The village has an obelisk style war memorial, now situated at the junction of Church Lane with Holmfield Road. The memorial commemorates 37 people, 30 from the First World War, six from the Second World War and one from the Falklands War. The war memorial used to be located on the grass triangle at Hill Top.

== Governance ==
There are two tiers of local government covering Clayton West, at parish and metropolitan borough level: Denby Dale Parish Council and Kirklees Council, based in Huddersfield. Kirklees Council is also a constituent member of the West Yorkshire Combined Authority, led by the directly elected Mayor of West Yorkshire.

Clayton West was historically a township in the ancient parish of High Hoyland. In 1862 the township of Clayton West was made a local government district, governed by a local board. Townships were also reclassified as civil parishes in 1866. Local government districts were reconstituted as urban districts in 1894.

Clayton West Urban District was abolished in 1938, merging with several small neighbouring urban districts to form a larger urban district called Denby Dale. The parish of Clayton West continued to exist until 1974, but as an urban parish it had no administrative functions after the creation of Denby Dale in 1938. In 1951 the parish of Clayton West had a population of 1682. Denby Dale Urban District was in turn abolished in 1974 to become part of the new metropolitan borough of Kirklees, at which point a successor parish of Denby Dale was established.

==Geography==
Clayton West is located between the villages of High Hoyland, Scissett and Skelmanthorpe.

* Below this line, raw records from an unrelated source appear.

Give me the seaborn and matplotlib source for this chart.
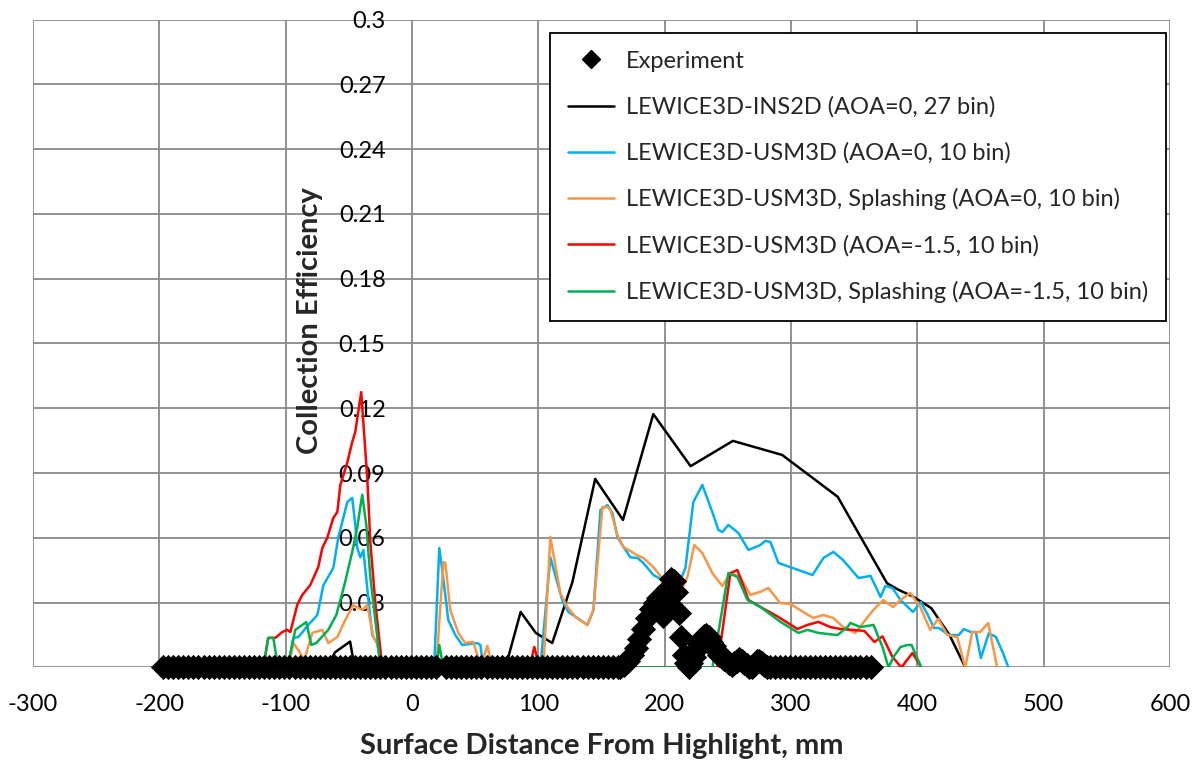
import matplotlib
matplotlib.use("Agg")
import matplotlib.pyplot as plt
import seaborn as sns
import pandas as pd
from matplotlib.lines import Line2D

# ---------------- data ----------------
x_ticks = [-300, -200, -100, 0, 100, 200, 300, 400, 500, 600]
x_tick_labels = ["-300", "-200", "-100", "0", "100", "200", "300", "400", "500", "600"]
y_ticks = [0, 0.03, 0.06, 0.09, 0.12, 0.15, 0.18, 0.21, 0.24, 0.27, 0.3]
y_tick_labels = ["", "0.03", "0.06", "0.09", "0.12", "0.15", "0.18", "0.21", "0.24", "0.27", "0.3"]

labels = ["Experiment",
          "LEWICE3D-INS2D (AOA=0, 27 bin)",
          "LEWICE3D-USM3D (AOA=0, 10 bin)",
          "LEWICE3D-USM3D, Splashing (AOA=0, 10 bin)",
          "LEWICE3D-USM3D (AOA=-1.5, 10 bin)",
          "LEWICE3D-USM3D, Splashing (AOA=-1.5, 10 bin)"]

# Experiment: flat (zero) stations and the measured hump
exp_flat_x = [-197, -193, -189, -185, -181, -177, -173, -169, -165, -161, -157, -153, -149,
              -145, -141, -137, -133, -129, -125, -121, -117, -113, -109, -105, -101, -97,
              -93, -89, -85, -81, -77, -73, -69, -65, -61, -57, -53, -49, -45, -41, -37,
              -33, -29, -25, -21, -17, -13, -9, -5, -1, 3, 7, 11, 15, 19, 27, 31, 35, 39,
              43, 47, 51, 55, 59, 63, 67, 71, 75, 79, 83, 87, 91, 95, 99, 103, 107, 111,
              115, 119, 123, 127, 131, 135, 139, 143, 147, 151, 155, 159, 163,
              287, 291, 295, 299, 303, 307, 311, 315, 319, 323, 327, 331, 335, 339, 343,
              347, 351, 355, 359, 363]
exp_flat_y = [0.0] * len(exp_flat_x)
exp_hump_x = [165, 168, 171, 174, 177, 180, 183, 186, 189, 192, 195, 197, 199, 201, 203,
              205, 207, 209, 211, 213, 215, 217, 219, 221, 223, 225, 227, 229, 231, 233,
              235, 237, 239, 241, 243, 245, 247, 249, 251, 253, 255, 257, 259, 261, 263,
              265, 267, 269, 271, 273, 275, 277, 279, 281, 283]
exp_hump_y = [0.0, 0.001, 0.003, 0.006, 0.009, 0.013, 0.018, 0.023, 0.027, 0.030, 0.032,
              0.028, 0.024, 0.030, 0.037, 0.041, 0.040, 0.035, 0.025, 0.014, 0.006, 0.002,
              0.0, 0.002, 0.005, 0.008, 0.011, 0.013, 0.0145, 0.015, 0.014, 0.012, 0.010,
              0.008, 0.006, 0.005, 0.004, 0.003, 0.002, 0.001, 0.002, 0.003, 0.004, 0.003,
              0.002, 0.001, 0.0, 0.0, 0.001, 0.003, 0.003, 0.002, 0.001, 0.0, 0.0]

ins2d_x = [-67, -61, -49, -46.5, -43, 74, 86, 98, 111, 127, 145, 167, 191, 220.5, 254,
           293, 337, 376, 385, 397, 411, 425.5, 438]
ins2d_y = [0, 0.007, 0.012, 0.0035, 0, 0, 0.0257, 0.016, 0.0113, 0.0396, 0.0873, 0.0683,
           0.1173, 0.0932, 0.1049, 0.0984, 0.079, 0.039, 0.036, 0.0327, 0.0275, 0.015, 0]

usm_x = [-97.8, -93.9, -89.9, -82.1, -74.9, -70.2, -62.3, -58.4, -51.2, -47.3, -44.9, -43.3,
         -40.9, -38.5, -34.6, -31.4, -27.5, -25.1, -23.5, 17.5, 21.6, 24.0, 28.7, 34.3,
         39.8, 51.7, 54.1, 55.7, 57, 101.6, 109.5, 119, 123.8, 130.9, 138.9, 143.6, 149.2,
         154.7, 158.6, 162.6, 167.4, 172.9, 178.5, 183.1, 191.1, 198.2, 212.5, 216.4,
         222.7, 229.8, 237.7, 242.5, 245.7, 250.4, 258.3, 266.3, 275.8, 279.7, 283.7, 290,
         317, 325.7, 333.6, 341.1, 353.5, 363, 370.9, 374.7, 380.3, 386.6, 396.5, 402.8,
         408.3, 413.1, 417, 424.9, 432.8, 436.8, 442.3, 446.3, 450.3, 456.6, 462.2, 467.8,
         472.1]
usm_y = [0, 0.0137, 0.0141, 0.0197, 0.0243, 0.038, 0.046, 0.06, 0.0766, 0.0785, 0.066,
         0.0553, 0.051, 0.0543, 0.032, 0.015, 0.011, 0.0035, 0, 0, 0.0553, 0.045, 0.022,
         0.015, 0.0104, 0.0113, 0.0104, 0.0035, 0, 0, 0.051, 0.031, 0.0257, 0.0229, 0.0197,
         0.0266, 0.0729, 0.0752, 0.0715, 0.0604, 0.0558, 0.051, 0.0507, 0.0484, 0.0428,
         0.0405, 0.0405, 0.046, 0.0766, 0.0845, 0.072, 0.0637, 0.0627, 0.066, 0.0623,
         0.0544, 0.0567, 0.0586, 0.0581, 0.0484, 0.0428, 0.0507, 0.0535, 0.0498, 0.0414,
         0.0424, 0.0326, 0.0377, 0.0368, 0.0313, 0.0257, 0.0303, 0.0243, 0.0183, 0.0183,
         0.015, 0.015, 0.0178, 0.0164, 0.0164, 0.0044, 0.0159, 0.0141, 0.0067, 0]

usm_spl_x = [-97.9, -93.9, -90.0, -85.3, -78.9, -71.0, -66.3, -59.1, -52.8, -46.5, -39.4,
             -35.4, -30.6, -27.5, -24.3, 19.2, 24.8, 26.4, 30.3, 36.7, 42.2, 48.5, 52.5,
             54.1, 59.6, 63.6, 104, 109.5, 117.4, 123, 129.3, 138.8, 143.6, 150.7, 154.7,
             157.1, 162.6, 167.4, 179.3, 183.1, 191.1, 199, 212.5, 218, 223.5, 229.8, 237.7,
             245.7, 252, 259.9, 267.8, 275.8, 282, 291.5, 299.4, 307.3, 317.6, 325.6, 333.4,
             341.4, 350.9, 365.1, 373, 380.9, 386.5, 394.4, 402.3, 410.2, 416.6, 423.7,
             431.6, 437.9, 443.5, 449.8, 456.1, 463.2]
usm_spl_y = [0, 0.0113, 0.0081, 0.0035, 0.016, 0.0174, 0.0113, 0.0141, 0.022, 0.0289,
             0.0266, 0.0289, 0.0141, 0.0113, 0, 0, 0.0488, 0.0484, 0.0266, 0.016, 0.0113,
             0.0118, 0.0044, 0, 0.01, 0, 0, 0.0604, 0.0344, 0.028, 0.0234, 0.0197, 0.0266,
             0.0743, 0.0743, 0.0729, 0.0613, 0.0558, 0.0516, 0.0507, 0.0465, 0.0405, 0.035,
             0.0419, 0.0567, 0.053, 0.0437, 0.0377, 0.0437, 0.0419, 0.0336, 0.035, 0.0368,
             0.0298, 0.0294, 0.0266, 0.0229, 0.0243, 0.0229, 0.0187, 0.016, 0.0266, 0.0312,
             0.028, 0.0312, 0.0345, 0.028, 0.0174, 0.0225, 0.015, 0.0141, 0, 0.0164, 0.0164,
             0.0206, 0]

usm15_x = [-117.7, -113.8, -108.2, -102.7, -98.7, -96.3, -90.8, -86.8, -80.5, -74.2, -71.0,
           -67.1, -62.3, -59.1, -56.7, -51.2, -47.3, -44.9, -40.2, -35.4, -33.0, -29.1,
           -23.5, 93, 96.8, 101, 241.7, 252, 257.6, 266.3, 275.8, 290, 305.1, 313, 321.7,
           331.2, 339.1, 348.6, 358.1, 366, 372.4, 380.3, 387.4, 396.1, 403.2]
usm15_y = [0, 0.0137, 0.0137, 0.0164, 0.0174, 0.0164, 0.029, 0.0336, 0.0382, 0.0465,
           0.0553, 0.06, 0.0692, 0.072, 0.0845, 0.095, 0.1044, 0.109, 0.1275, 0.0877,
           0.0581, 0.0303, 0, 0, 0.0095, 0, 0, 0.0437, 0.0451, 0.0313, 0.028, 0.0234,
           0.0178, 0.0197, 0.0211, 0.0187, 0.0178, 0.0174, 0.0169, 0.0118, 0.0144, 0.0049,
           0, 0.0067, 0]

usm15_spl_x = [-117.7, -113.8, -109.8, -105.9, -98.7, -92.4, -83.7, -79.7, -75.8, -66.3,
               -59.9, -53.6, -47.3, -43.3, -39.4, -36.2, -33.0, -27.5, -25.1, 19.2, 21.6,
               24.8, 237.8, 250.4, 257.6, 265.5, 275.8, 291.7, 305.9, 313, 321.7, 336.8,
               344.7, 347, 355, 365.3, 372.4, 377.2, 381.2, 386.7, 392.3, 395.4, 403.2]
usm15_spl_y = [0, 0.0137, 0.0137, 0, 0, 0.0174, 0.021, 0.0104, 0.0113, 0.0174, 0.0243,
               0.038, 0.0535, 0.065, 0.08, 0.066, 0.042, 0.0141, 0, 0, 0.0104, 0, 0,
               0.0437, 0.0419, 0.0313, 0.028, 0.0211, 0.016, 0.0174, 0.016, 0.015, 0.0187,
               0.0206, 0.0187, 0.0197, 0.0095, 0, 0.0049, 0.0095, 0.0104, 0.0104, 0]

colors = ["black", "black", "#00B0F0", "#F79646", "#FF0000", "#00B050"]

# ---------------- figure ----------------
sns.set_theme(style="white")
plt.rcParams["font.family"] = ["Lato", "DejaVu Sans"]

fig = plt.figure(figsize=(12, 7.65), dpi=100)
ax = fig.add_axes([0.0275, 0.1275, 0.9475, 0.847])

series = [(ins2d_x, ins2d_y), (usm_x, usm_y), (usm_spl_x, usm_spl_y),
          (usm15_x, usm15_y), (usm15_spl_x, usm15_spl_y)]
for (sx, sy), c in zip(series, colors[1:]):
    df = pd.DataFrame({"x": sx, "y": sy})
    sns.lineplot(data=df, x="x", y="y", ax=ax, color=c, linewidth=1.8,
                 sort=False, estimator=None, legend=False, zorder=3)

exp_df = pd.DataFrame({"x": exp_flat_x + exp_hump_x, "y": exp_flat_y + exp_hump_y})
sns.scatterplot(data=exp_df, x="x", y="y", ax=ax, marker="D", s=165, color="black",
                edgecolor="black", linewidth=0, legend=False, zorder=5, clip_on=False)

ax.set_xlim(-300, 600)
ax.set_ylim(0, 0.3)
ax.set_xticks(x_ticks)
ax.set_xticklabels(x_tick_labels)
ax.set_yticks(y_ticks)
ax.set_yticklabels(y_tick_labels)
ax.grid(True, color="#898989", linewidth=1.3, zorder=0)
ax.set_axisbelow(True)
for s in ax.spines.values():
    s.set_visible(False)
ax.spines["left"].set_position(("data", 0))
ax.tick_params(axis="y", length=0, pad=19, labelsize=17, colors="black")
ax.tick_params(axis="x", length=0, pad=19, labelsize=17, colors="black")

ax.set_xlabel("Surface Distance From Highlight, mm", fontsize=21, fontweight="bold",
              labelpad=13)
ax.set_ylabel("Collection Efficiency", fontsize=21, fontweight="bold")
ax.yaxis.set_label_coords(0.255, 0.536)

handles = [Line2D([], [], marker="D", color="black", linestyle="", markersize=9)]
for c in colors[1:]:
    handles.append(Line2D([], [], color=c, linewidth=1.8))
leg = ax.legend(handles, labels, loc="upper right",
                bbox_to_anchor=(1166 / 1200, 1 - 33 / 765), bbox_transform=fig.transFigure,
                borderaxespad=0, frameon=True, fancybox=False, edgecolor="black",
                framealpha=1, fontsize=17, labelspacing=1.04, handlelength=1.95,
                handletextpad=0.5, borderpad=0.75)
leg.get_frame().set_linewidth(1.3)
leg.set_zorder(10)

fig.savefig("out.png", dpi=100)
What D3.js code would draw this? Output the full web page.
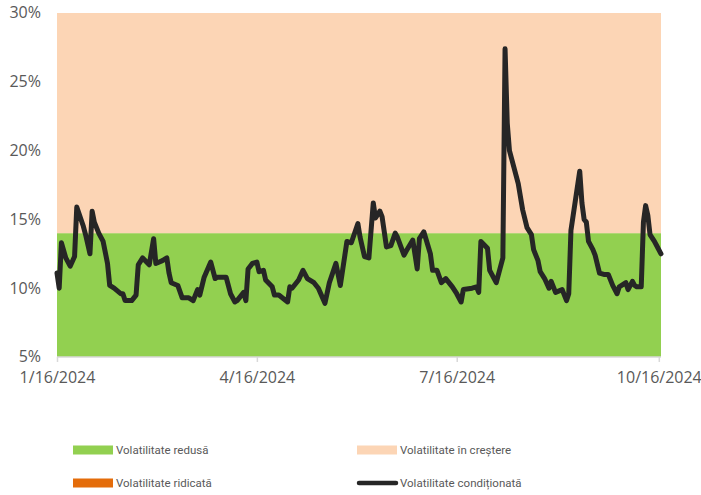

The river that runs through the village is called the River Dearne and was part of the 2007 United Kingdom floods.

==Present day==
The village is in the parish of Clayton West and High Hoyland. Facilities include a village store and two pubs. It has a primary school and nursery called Kayes First and Nursery School, which was built in 1862, and was doubled in size in 1981. Kayes First and Nursery School consists of 202 children and 32 staff from Nursery to year 5 (2017 figures). The school is also part of a three tier schooling system with Scissett Middle School and Shelley College (formally Shelley High School).

It also has a Scout Group which offers access to a number of outdoor activities including archery, target shooting, kayaking and much more.

===Flooding===

In 2007 severe flooding of the river Dearne affected some 420 properties in Clayton West and Skelmanthorpe. Summer flooding has also occurred in the area in 2002, 2004, 2007 and 2008. The textile industry history of the area has resulted in modern-day conversions of old textile mill to become residential accommodation. The valley floor also has a high density of residential properties making these areas more prone to flooding.